What you are asked to do →
Write out the opening lines of the data word for word, up to and including the line with "years.forEach(y => months.forEach(m", and leave every picture and every later line out.

Source excerpt →

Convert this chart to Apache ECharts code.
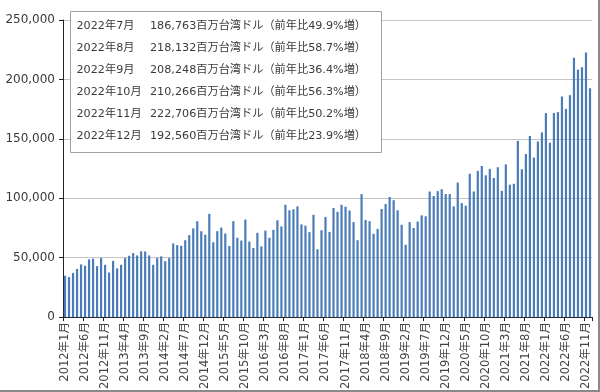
<!DOCTYPE html>
<html>
<head>
<meta charset="utf-8">
<script src="https://cdn.jsdelivr.net/npm/echarts@6/dist/echarts.min.js"></script>
<style>
html,body{margin:0;padding:0;background:#fff;}
#wrap{position:relative;width:600px;height:392px;overflow:hidden;}
#chart{width:600px;height:392px;}
#frame{position:absolute;left:0;top:0;width:600px;height:392px;box-sizing:border-box;border-right:2px solid #8a8a8a;border-bottom:2px solid #8a8a8a;pointer-events:none;}
</style>
</head>
<body>
<div id="wrap"><div id="chart"></div><div id="frame"></div></div>
<script>
// Category labels: monthly, 2012年1月 .. 2022年12月
const years = [2012,2013,2014,2015,2016,2017,2018,2019,2020,2021,2022];
const months = [1,2,3,4,5,6,7,8,9,10,11,12];
const categories = [];
years.forEach(y => months.forEach(m => categories.push(y + '年' + m + '月')));

// Monthly values (百万台湾ドル)
const values2012 = [34800,33700,37200,40500,44300,43200,48600,49200,42900,49700,44000,37500];
const values2013 = [47300,41000,44000,49700,51600,53800,51900,55400,55200,51900,44000,49700];
const values2014 = [51100,47000,49700,62000,60600,60000,64700,69000,74700,80700,72300,69300];
const values2015 = [86900,63000,72300,75300,70400,59800,80700,66800,64400,82100,63600,58100];
const values2016 = [70900,59500,72800,66800,73400,81500,76300,94600,89900,90700,93200,78000];
const values2017 = [76900,71500,86100,57100,73100,84300,71700,91800,88600,94500,92900,89700];
const values2018 = [79900,64700,103500,81800,80700,70100,74200,91000,95100,101100,98400,89900];
const values2019 = [77700,60900,79900,75000,80400,85600,84800,105700,101900,106000,107600,103500];
const values2020 = [103500,93200,113200,95900,93700,120600,105700,123100,127200,119300,124700,117100];
const values2021 = [126100,106200,128500,111400,112200,148300,124400,137200,152400,134200,147800,155400];
const values2022 = [171700,146700,171700,172500,185600,175200,186763,218132,208248,210266,222706,192560];
const seriesValues = [].concat(values2012,values2013,values2014,values2015,values2016,values2017,
  values2018,values2019,values2020,values2021,values2022);

// Y-axis ticks
const yTicks = [0,50000,100000,150000,200000,250000];

// Note box contents
const noteMonths = ['2022年7月','2022年8月','2022年9月','2022年10月','2022年11月','2022年12月'];
const noteAmounts = ['186,763','218,132','208,248','210,266','222,706','192,560'];
const noteYoY = ['49.9','58.7','36.4','56.3','50.2','23.9'];

const FONT = '"DejaVu Sans", Verdana, "Noto Sans CJK JP", sans-serif';
const TXT = '#3a3a3a';

const graphics = [{
  type:'rect', z:100, silent:true,
  shape:{x:70.5, y:11.5, width:311, height:141},
  style:{fill:'#ffffff', stroke:'#a0a0a0', lineWidth:1}
}];
noteMonths.forEach((m,i) => {
  const y = 25.7 + i*22.05;
  graphics.push({type:'text', z:101, x:76.5, y:y, silent:true,
    style:{text:m, fontSize:11.2, fontFamily:FONT, fill:TXT, verticalAlign:'middle'}});
  graphics.push({type:'text', z:101, x:150, y:y, silent:true,
    style:{text:noteAmounts[i]+'百万台湾ドル（前年比'+noteYoY[i]+'%増）', fontSize:11.2, fontFamily:FONT, fill:TXT, verticalAlign:'middle'}});
});

const chart = echarts.init(document.getElementById('chart'), null, {renderer:'canvas'});
chart.setOption({
  animation:false,
  backgroundColor:'#fff',
  grid:{left:63, right:8, top:20, bottom:65, containLabel:false},
  xAxis:{
    type:'category', data:categories, boundaryGap:true,
    axisLine:{show:true, lineStyle:{color:'#222', width:1}},
    axisTick:{show:true, interval:4, alignWithLabel:false, length:4, lineStyle:{color:'#222'}},
    axisLabel:{interval:4, rotate:90, fontSize:11.5, fontFamily:FONT, color:'#444', margin:5},
    splitLine:{show:false}
  },
  yAxis:{
    type:'value', min:yTicks[0], max:yTicks[yTicks.length-1], interval:50000,
    axisLine:{show:true, lineStyle:{color:'#222', width:1}},
    axisTick:{show:true, length:4, lineStyle:{color:'#222'}},
    axisLabel:{fontSize:12, fontFamily:FONT, color:TXT, margin:8,
      formatter:v => v.toLocaleString('en-US')},
    splitLine:{show:true, lineStyle:{color:'#c4c4c4', width:1}}
  },
  series:[{
    type:'bar', data:seriesValues, barWidth:2.2,
    itemStyle:{color:'#4a7cba'}, silent:true
  }],
  graphic:graphics
});
</script>
</body>
</html>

The completed task →
Convert this chart to Apache ECharts code.
<!DOCTYPE html>
<html>
<head>
<meta charset="utf-8">
<script src="https://cdn.jsdelivr.net/npm/echarts@6/dist/echarts.min.js"></script>
<style>
html,body{margin:0;padding:0;background:#fff;}
#wrap{position:relative;width:600px;height:392px;overflow:hidden;}
#chart{width:600px;height:392px;}
#frame{position:absolute;left:0;top:0;width:600px;height:392px;box-sizing:border-box;border-right:2px solid #8a8a8a;border-bottom:2px solid #8a8a8a;pointer-events:none;}
</style>
</head>
<body>
<div id="wrap"><div id="chart"></div><div id="frame"></div></div>
<script>
// Category labels: monthly, 2012年1月 .. 2022年12月
const years = [2012,2013,2014,2015,2016,2017,2018,2019,2020,2021,2022];
const months = [1,2,3,4,5,6,7,8,9,10,11,12];
const categories = [];
years.forEach(y => months.forEach(m => categories.push(y + '年' + m + '月')));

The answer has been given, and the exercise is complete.